We all know and love that function calls are usually implemented using the stack; there are frames, return addresses, parameters, the whole lot.
However, the stack is an implementation detail: calling conventions may do different things (i.e. x86 fastcall uses (some) registers, MIPS and followers use register windows, and so on) and optimizations can do even other things (inlining, frame pointer omission, tail-call optimization..).
Sure, the presence of convenient stack instruction on many machines (VMs like JVM and the CLR, but also real machines like x86 with their PUSH/POP etc.) make it convenient to use it for function calls, but in some cases it is possible to program in a way in which a call stack is not needed (I am thinking about Continuation Passing Style here, or Actors in a message passing system)
So, I was beginning to wonder: is it possible to implement function call semantics without a stack, or better, using a different data structure (a queue, perhaps, or an associative map?)
Of course, I understand that a stack is very convenient (there is a reason why it is ubiquitous) but I recently bumped into an implementation that made me wonder..
Do any of you know if it has ever been done in any language/machine/virtual machine, and if so which are the striking differences and shortcomings?
EDIT:
My gut feelings are that different sub-computation approaches can use different data structures.
For example, lambda calculus is not stack based (the idea of function application is captured by reductions) but I was looking at a real language/machine/example. That's why I am asking…
Best Answer
Depending on the language, it may not be necessary to use a call stack. Call stacks are only necessary in languages that allow recursion or mutual recursion. If the language does not allow recursion, then only one invocation of any procedure may be active at any moment, and local variables for that procedure may be statically allocated. Such languages do have to make provision for context changes, for interrupt handling, but this still does not require a stack.
Refer to FORTRAN IV (and earlier) and early versions of COBOL for examples of languages that do not require call stacks.
Refer to the Control Data 6600 (and earlier Control Data machines) for an example of a highly-successful early supercomputer that did not provide direct hardware support for call stacks. Refer to the PDP-8 for an example of a very successful early minicomputer that did not support call stacks.
As far as I know, the Burroughs B5000 stack machines were the first machines with hardware call stacks. The B5000 machines were designed from the ground up to run ALGOL, which required recursion. They also had one of the first descriptor-based architectures, which laid groundwork for capability architectures.
As far as I know, it was the PDP-6 (which grew into the DEC-10) that popularized call stack hardware, when the hacker community at MIT took delivery of one and discovered that the PUSHJ (Push Return Address and Jump) operation allowed the decimal print routine to be reduced from 50 instructions to 10.

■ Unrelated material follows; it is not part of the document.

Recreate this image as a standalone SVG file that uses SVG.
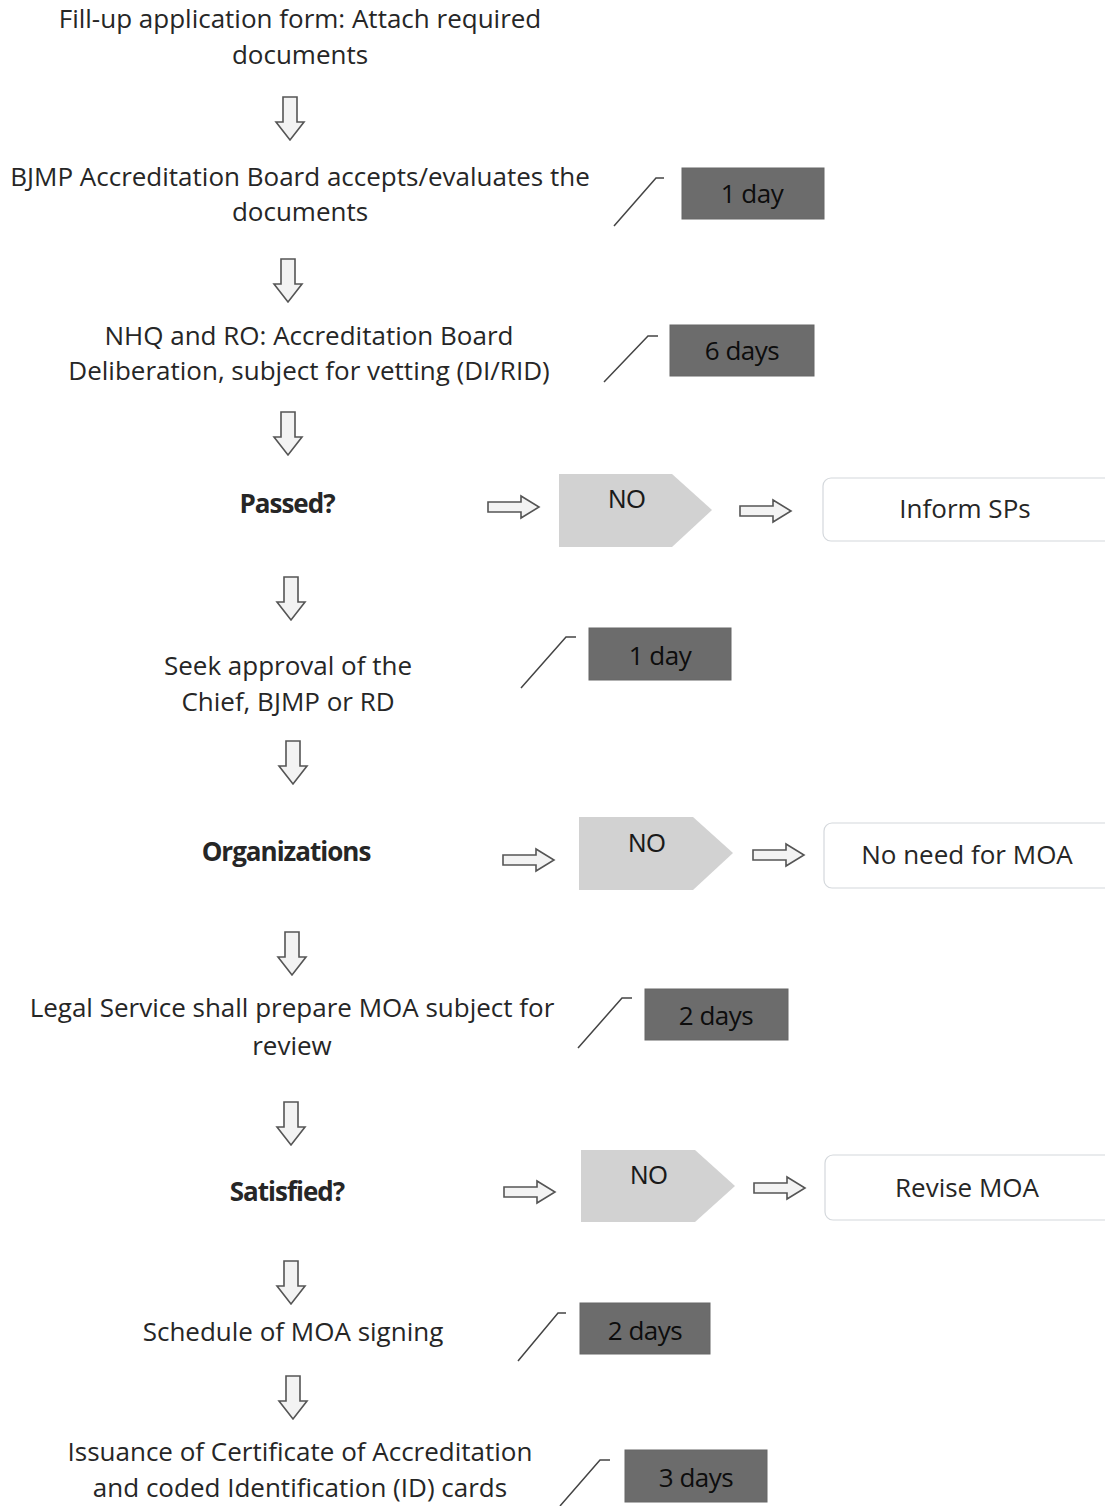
<svg xmlns="http://www.w3.org/2000/svg" width="1105" height="1506" viewBox="0 0 1105 1506">
<style>
.t{font-family:"Open Sans","Liberation Sans",sans-serif;font-size:26px;fill:#262626;text-anchor:middle}
.b{font-weight:bold;letter-spacing:-1px}
.d{font-family:"Open Sans","Liberation Sans",sans-serif;font-size:26px;fill:#0d0d0d;text-anchor:middle;letter-spacing:-0.5px}
.no{font-family:"Liberation Sans",Arial,sans-serif;font-size:25px;fill:#1a1a1a;text-anchor:middle}
.dbox{fill:#6c6c6c;stroke:#666;stroke-width:1}
.sl{fill:none;stroke:#444;stroke-width:1.5}
.arr{fill:#f3f3f3;stroke:#555;stroke-width:1.6;stroke-linejoin:miter}
.pent{fill:#d2d2d2}
.res{fill:#fff;stroke:#d4d8dc;stroke-width:1.2}
</style>
<defs>
<path id="da" class="arr" d="M-7,0 H7 V25 H14 L0,43 L-14,25 H-7 Z"/>
<path id="ra" class="arr" d="M0,-5 H33 V-11 L51,0 L33,11 V5 H0 Z"/>
</defs>
<rect width="1105" height="1506" fill="#ffffff"/>

<g id="n1">
<text class="t" x="300" y="28">Fill-up application form: Attach required</text>
<text class="t" x="300" y="64">documents</text>
</g>
<g id="n2">
<text class="t" x="300" y="186">BJMP Accreditation Board accepts/evaluates the</text>
<text class="t" x="300" y="221">documents</text>
</g>
<g id="t2">
<path class="sl" d="M614,226 L656,178 H664"/>
<rect class="dbox" x="682" y="168" width="142" height="51"/>
<text class="d" x="752" y="203">1 day</text>
</g>
<g id="n3">
<text class="t" x="309" y="345">NHQ and RO: Accreditation Board</text>
<text class="t" x="309" y="380">Deliberation, subject for vetting (DI/RID)</text>
</g>
<g id="t3">
<path class="sl" d="M604,382 L648,336 H658"/>
<rect class="dbox" x="670" y="325" width="144" height="51"/>
<text class="d" x="742" y="360">6 days</text>
</g>
<g id="n4">
<text class="t b" x="287" y="513">Passed?</text>
</g>
<g id="no1">
<path class="pent" d="M559,474 H672 L712,510 L672,547 H559 Z"/>
<text class="no" x="627" y="508">NO</text>
</g>
<g id="r1">
<rect class="res" x="823" y="478" width="290" height="63" rx="8"/>
<text class="t" x="965" y="518">Inform SPs</text>
</g>
<g id="n5">
<text class="t" x="288" y="675">Seek approval of the</text>
<text class="t" x="288" y="711">Chief, BJMP or RD</text>
</g>
<g id="t5">
<path class="sl" d="M521,688 L566,637 H576"/>
<rect class="dbox" x="589" y="628" width="142" height="52"/>
<text class="d" x="660" y="665">1 day</text>
</g>
<g id="n6">
<text class="t b" x="286" y="861">Organizations</text>
</g>
<g id="no2">
<path class="pent" d="M579,817 H693 L733,853 L693,890 H579 Z"/>
<text class="no" x="647" y="852">NO</text>
</g>
<g id="r2">
<rect class="res" x="824" y="823" width="290" height="65" rx="8"/>
<text class="t" x="967" y="864">No need for MOA</text>
</g>
<g id="n7">
<text class="t" x="292" y="1017">Legal Service shall prepare MOA subject for</text>
<text class="t" x="292" y="1055">review</text>
</g>
<g id="t7">
<path class="sl" d="M578,1048 L622,998 H632"/>
<rect class="dbox" x="645" y="989" width="143" height="51"/>
<text class="d" x="716" y="1025">2 days</text>
</g>
<g id="n8">
<text class="t b" x="287" y="1201">Satisfied?</text>
</g>
<g id="no3">
<path class="pent" d="M581,1150 H695 L735,1186 L695,1222 H581 Z"/>
<text class="no" x="649" y="1184">NO</text>
</g>
<g id="r3">
<rect class="res" x="825" y="1155" width="290" height="65" rx="8"/>
<text class="t" x="967" y="1197">Revise MOA</text>
</g>
<g id="n9">
<text class="t" x="293" y="1341">Schedule of MOA signing</text>
</g>
<g id="t9">
<path class="sl" d="M518,1361 L558,1313 H566"/>
<rect class="dbox" x="580" y="1303" width="130" height="51"/>
<text class="d" x="645" y="1340">2 days</text>
</g>
<g id="n10">
<text class="t" x="300" y="1461">Issuance of Certificate of Accreditation</text>
<text class="t" x="300" y="1497">and coded Identification (ID) cards</text>
</g>
<g id="t10">
<path class="sl" d="M560,1506 L600,1460 H610"/>
<rect class="dbox" x="625" y="1450" width="142" height="52"/>
<text class="d" x="696" y="1487">3 days</text>
</g>

<g id="connectors">
<use href="#da" x="290" y="97"/>
<use href="#da" x="288" y="259"/>
<use href="#da" x="288" y="412"/>
<use href="#da" x="291" y="577"/>
<use href="#da" x="293" y="741"/>
<use href="#da" x="292" y="932"/>
<use href="#da" x="291" y="1102"/>
<use href="#da" x="291" y="1261"/>
<use href="#da" x="293" y="1376"/>
<use href="#ra" x="488" y="507"/>
<use href="#ra" x="740" y="511"/>
<use href="#ra" x="503" y="860"/>
<use href="#ra" x="753" y="855"/>
<use href="#ra" x="504" y="1192"/>
<use href="#ra" x="754" y="1188"/>
</g>
</svg>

The most basic function call semantics in a language that allow recursion require capabilities that match nicely with a stack. If that's all you need, then a basic stack is a good, simple match. If you need more than that, then your data structure has to do more.
The best example of needing more that I have encountered is the "continuation", the ability to suspend a computation in the middle, save it as a frozen bubble of state, and fire it off again later, possibly many times. Continuations became popular in the Scheme dialect of LISP, as a way to implement, among other things, error exits. Continuations require the ability to snapshot the current execution environment, and reproduce it later, and a stack is somewhat inconvenient for that.
Abelson & Sussman's "Structure and Interpretation of Computer Programs" goes into some detail on continuations.